Data block

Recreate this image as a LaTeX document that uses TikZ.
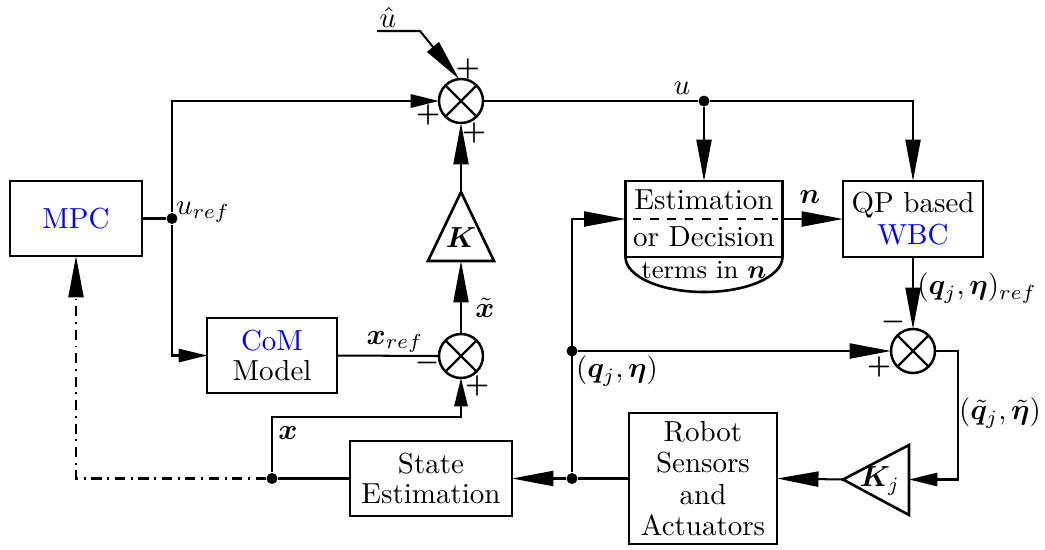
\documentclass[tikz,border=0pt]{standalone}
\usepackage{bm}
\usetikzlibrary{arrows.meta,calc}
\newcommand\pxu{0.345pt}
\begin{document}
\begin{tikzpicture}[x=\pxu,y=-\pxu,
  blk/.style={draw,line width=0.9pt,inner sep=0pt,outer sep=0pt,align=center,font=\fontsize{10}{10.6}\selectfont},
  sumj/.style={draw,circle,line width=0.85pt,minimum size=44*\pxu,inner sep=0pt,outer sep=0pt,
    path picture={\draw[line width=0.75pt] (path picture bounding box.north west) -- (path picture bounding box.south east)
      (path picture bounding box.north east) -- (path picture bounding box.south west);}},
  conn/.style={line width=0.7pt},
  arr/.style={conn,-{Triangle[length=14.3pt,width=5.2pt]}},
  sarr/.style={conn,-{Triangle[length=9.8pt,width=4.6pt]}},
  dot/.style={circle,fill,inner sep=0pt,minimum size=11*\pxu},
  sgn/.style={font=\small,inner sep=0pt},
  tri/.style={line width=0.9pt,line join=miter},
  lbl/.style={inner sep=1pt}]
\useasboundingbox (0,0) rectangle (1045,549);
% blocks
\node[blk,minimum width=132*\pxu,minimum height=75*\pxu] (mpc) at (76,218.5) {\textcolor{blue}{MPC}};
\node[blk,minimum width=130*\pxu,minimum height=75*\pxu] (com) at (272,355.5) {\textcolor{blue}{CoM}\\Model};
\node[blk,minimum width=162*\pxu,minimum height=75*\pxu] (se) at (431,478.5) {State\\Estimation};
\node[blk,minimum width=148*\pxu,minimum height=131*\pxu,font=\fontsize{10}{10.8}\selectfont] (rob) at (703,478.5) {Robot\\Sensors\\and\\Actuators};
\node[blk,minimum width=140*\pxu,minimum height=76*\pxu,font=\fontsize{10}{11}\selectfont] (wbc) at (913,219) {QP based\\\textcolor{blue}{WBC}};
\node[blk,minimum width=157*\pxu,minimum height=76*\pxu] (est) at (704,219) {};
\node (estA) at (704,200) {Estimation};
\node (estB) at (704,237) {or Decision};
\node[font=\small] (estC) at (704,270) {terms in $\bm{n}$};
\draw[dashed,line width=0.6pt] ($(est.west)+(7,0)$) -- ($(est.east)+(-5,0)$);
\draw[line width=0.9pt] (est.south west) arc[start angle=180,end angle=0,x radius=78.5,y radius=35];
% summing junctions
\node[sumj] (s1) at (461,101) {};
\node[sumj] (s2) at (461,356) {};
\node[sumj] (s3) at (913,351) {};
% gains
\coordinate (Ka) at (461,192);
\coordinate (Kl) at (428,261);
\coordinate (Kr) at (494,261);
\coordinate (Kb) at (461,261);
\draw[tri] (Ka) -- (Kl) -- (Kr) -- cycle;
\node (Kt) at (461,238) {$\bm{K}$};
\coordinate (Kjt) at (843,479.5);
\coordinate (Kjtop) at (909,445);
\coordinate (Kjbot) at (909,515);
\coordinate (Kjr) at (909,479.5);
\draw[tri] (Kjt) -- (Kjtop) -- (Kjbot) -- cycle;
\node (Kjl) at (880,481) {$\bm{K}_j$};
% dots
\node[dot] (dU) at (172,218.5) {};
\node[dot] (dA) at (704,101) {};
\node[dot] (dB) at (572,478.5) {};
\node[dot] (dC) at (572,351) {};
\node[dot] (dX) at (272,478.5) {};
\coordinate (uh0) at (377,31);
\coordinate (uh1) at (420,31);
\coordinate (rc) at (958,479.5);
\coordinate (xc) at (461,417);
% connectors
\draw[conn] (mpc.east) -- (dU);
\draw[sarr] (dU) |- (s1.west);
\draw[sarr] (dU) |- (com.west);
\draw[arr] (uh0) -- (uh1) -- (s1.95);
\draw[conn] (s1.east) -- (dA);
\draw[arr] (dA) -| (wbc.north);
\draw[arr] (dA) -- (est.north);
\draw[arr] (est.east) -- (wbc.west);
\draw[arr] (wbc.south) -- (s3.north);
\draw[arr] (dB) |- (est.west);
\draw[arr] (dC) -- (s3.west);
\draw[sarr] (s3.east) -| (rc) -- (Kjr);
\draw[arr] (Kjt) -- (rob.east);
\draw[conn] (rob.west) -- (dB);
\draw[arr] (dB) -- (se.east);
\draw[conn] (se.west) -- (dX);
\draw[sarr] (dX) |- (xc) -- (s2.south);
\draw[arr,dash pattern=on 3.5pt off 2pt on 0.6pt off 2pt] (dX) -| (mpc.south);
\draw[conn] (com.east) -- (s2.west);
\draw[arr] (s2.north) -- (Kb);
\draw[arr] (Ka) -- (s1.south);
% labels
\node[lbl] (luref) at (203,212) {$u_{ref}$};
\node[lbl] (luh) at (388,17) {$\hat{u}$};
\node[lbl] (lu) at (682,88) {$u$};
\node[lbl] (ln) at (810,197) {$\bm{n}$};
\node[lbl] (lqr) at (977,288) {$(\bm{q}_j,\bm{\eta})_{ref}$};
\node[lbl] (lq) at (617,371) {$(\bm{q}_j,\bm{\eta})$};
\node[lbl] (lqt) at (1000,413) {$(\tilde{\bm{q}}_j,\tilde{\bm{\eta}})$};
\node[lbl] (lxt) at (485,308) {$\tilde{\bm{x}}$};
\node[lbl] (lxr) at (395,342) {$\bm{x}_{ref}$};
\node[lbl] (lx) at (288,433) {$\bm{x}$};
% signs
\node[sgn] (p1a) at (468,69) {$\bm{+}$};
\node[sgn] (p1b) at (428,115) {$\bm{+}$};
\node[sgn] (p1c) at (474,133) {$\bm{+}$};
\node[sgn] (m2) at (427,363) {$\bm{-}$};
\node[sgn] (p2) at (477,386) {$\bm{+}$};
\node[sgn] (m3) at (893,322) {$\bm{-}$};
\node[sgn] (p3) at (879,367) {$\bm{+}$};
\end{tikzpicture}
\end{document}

Task
Return to the listing above and set it down exactly, leaving out its pictures.

Problem solution
Recreate this image as a LaTeX document that uses TikZ.
\documentclass[tikz,border=0pt]{standalone}
\usepackage{bm}
\usetikzlibrary{arrows.meta,calc}
\newcommand\pxu{0.345pt}
\begin{document}
\begin{tikzpicture}[x=\pxu,y=-\pxu,
  blk/.style={draw,line width=0.9pt,inner sep=0pt,outer sep=0pt,align=center,font=\fontsize{10}{10.6}\selectfont},
  sumj/.style={draw,circle,line width=0.85pt,minimum size=44*\pxu,inner sep=0pt,outer sep=0pt,
    path picture={\draw[line width=0.75pt] (path picture bounding box.north west) -- (path picture bounding box.south east)
      (path picture bounding box.north east) -- (path picture bounding box.south west);}},
  conn/.style={line width=0.7pt},
  arr/.style={conn,-{Triangle[length=14.3pt,width=5.2pt]}},
  sarr/.style={conn,-{Triangle[length=9.8pt,width=4.6pt]}},
  dot/.style={circle,fill,inner sep=0pt,minimum size=11*\pxu},
  sgn/.style={font=\small,inner sep=0pt},
  tri/.style={line width=0.9pt,line join=miter},
  lbl/.style={inner sep=1pt}]
\useasboundingbox (0,0) rectangle (1045,549);
% blocks
\node[blk,minimum width=132*\pxu,minimum height=75*\pxu] (mpc) at (76,218.5) {\textcolor{blue}{MPC}};
\node[blk,minimum width=130*\pxu,minimum height=75*\pxu] (com) at (272,355.5) {\textcolor{blue}{CoM}\\Model};
\node[blk,minimum width=162*\pxu,minimum height=75*\pxu] (se) at (431,478.5) {State\\Estimation};
\node[blk,minimum width=148*\pxu,minimum height=131*\pxu,font=\fontsize{10}{10.8}\selectfont] (rob) at (703,478.5) {Robot\\Sensors\\and\\Actuators};
\node[blk,minimum width=140*\pxu,minimum height=76*\pxu,font=\fontsize{10}{11}\selectfont] (wbc) at (913,219) {QP based\\\textcolor{blue}{WBC}};
\node[blk,minimum width=157*\pxu,minimum height=76*\pxu] (est) at (704,219) {};
\node (estA) at (704,200) {Estimation};
\node (estB) at (704,237) {or Decision};
\node[font=\small] (estC) at (704,270) {terms in $\bm{n}$};
\draw[dashed,line width=0.6pt] ($(est.west)+(7,0)$) -- ($(est.east)+(-5,0)$);
\draw[line width=0.9pt] (est.south west) arc[start angle=180,end angle=0,x radius=78.5,y radius=35];
% summing junctions
\node[sumj] (s1) at (461,101) {};
\node[sumj] (s2) at (461,356) {};
\node[sumj] (s3) at (913,351) {};
% gains
\coordinate (Ka) at (461,192);
\coordinate (Kl) at (428,261);
\coordinate (Kr) at (494,261);
\coordinate (Kb) at (461,261);
\draw[tri] (Ka) -- (Kl) -- (Kr) -- cycle;
\node (Kt) at (461,238) {$\bm{K}$};
\coordinate (Kjt) at (843,479.5);
\coordinate (Kjtop) at (909,445);
\coordinate (Kjbot) at (909,515);
\coordinate (Kjr) at (909,479.5);
\draw[tri] (Kjt) -- (Kjtop) -- (Kjbot) -- cycle;
\node (Kjl) at (880,481) {$\bm{K}_j$};
% dots
\node[dot] (dU) at (172,218.5) {};
\node[dot] (dA) at (704,101) {};
\node[dot] (dB) at (572,478.5) {};
\node[dot] (dC) at (572,351) {};
\node[dot] (dX) at (272,478.5) {};
\coordinate (uh0) at (377,31);
\coordinate (uh1) at (420,31);
\coordinate (rc) at (958,479.5);
\coordinate (xc) at (461,417);
% connectors
\draw[conn] (mpc.east) -- (dU);
\draw[sarr] (dU) |- (s1.west);
\draw[sarr] (dU) |- (com.west);
\draw[arr] (uh0) -- (uh1) -- (s1.95);
\draw[conn] (s1.east) -- (dA);
\draw[arr] (dA) -| (wbc.north);
\draw[arr] (dA) -- (est.north);
\draw[arr] (est.east) -- (wbc.west);
\draw[arr] (wbc.south) -- (s3.north);
\draw[arr] (dB) |- (est.west);
\draw[arr] (dC) -- (s3.west);
\draw[sarr] (s3.east) -| (rc) -- (Kjr);
\draw[arr] (Kjt) -- (rob.east);
\draw[conn] (rob.west) -- (dB);
\draw[arr] (dB) -- (se.east);
\draw[conn] (se.west) -- (dX);
\draw[sarr] (dX) |- (xc) -- (s2.south);
\draw[arr,dash pattern=on 3.5pt off 2pt on 0.6pt off 2pt] (dX) -| (mpc.south);
\draw[conn] (com.east) -- (s2.west);
\draw[arr] (s2.north) -- (Kb);
\draw[arr] (Ka) -- (s1.south);
% labels
\node[lbl] (luref) at (203,212) {$u_{ref}$};
\node[lbl] (luh) at (388,17) {$\hat{u}$};
\node[lbl] (lu) at (682,88) {$u$};
\node[lbl] (ln) at (810,197) {$\bm{n}$};
\node[lbl] (lqr) at (977,288) {$(\bm{q}_j,\bm{\eta})_{ref}$};
\node[lbl] (lq) at (617,371) {$(\bm{q}_j,\bm{\eta})$};
\node[lbl] (lqt) at (1000,413) {$(\tilde{\bm{q}}_j,\tilde{\bm{\eta}})$};
\node[lbl] (lxt) at (485,308) {$\tilde{\bm{x}}$};
\node[lbl] (lxr) at (395,342) {$\bm{x}_{ref}$};
\node[lbl] (lx) at (288,433) {$\bm{x}$};
% signs
\node[sgn] (p1a) at (468,69) {$\bm{+}$};
\node[sgn] (p1b) at (428,115) {$\bm{+}$};
\node[sgn] (p1c) at (474,133) {$\bm{+}$};
\node[sgn] (m2) at (427,363) {$\bm{-}$};
\node[sgn] (p2) at (477,386) {$\bm{+}$};
\node[sgn] (m3) at (893,322) {$\bm{-}$};
\node[sgn] (p3) at (879,367) {$\bm{+}$};
\end{tikzpicture}
\end{document}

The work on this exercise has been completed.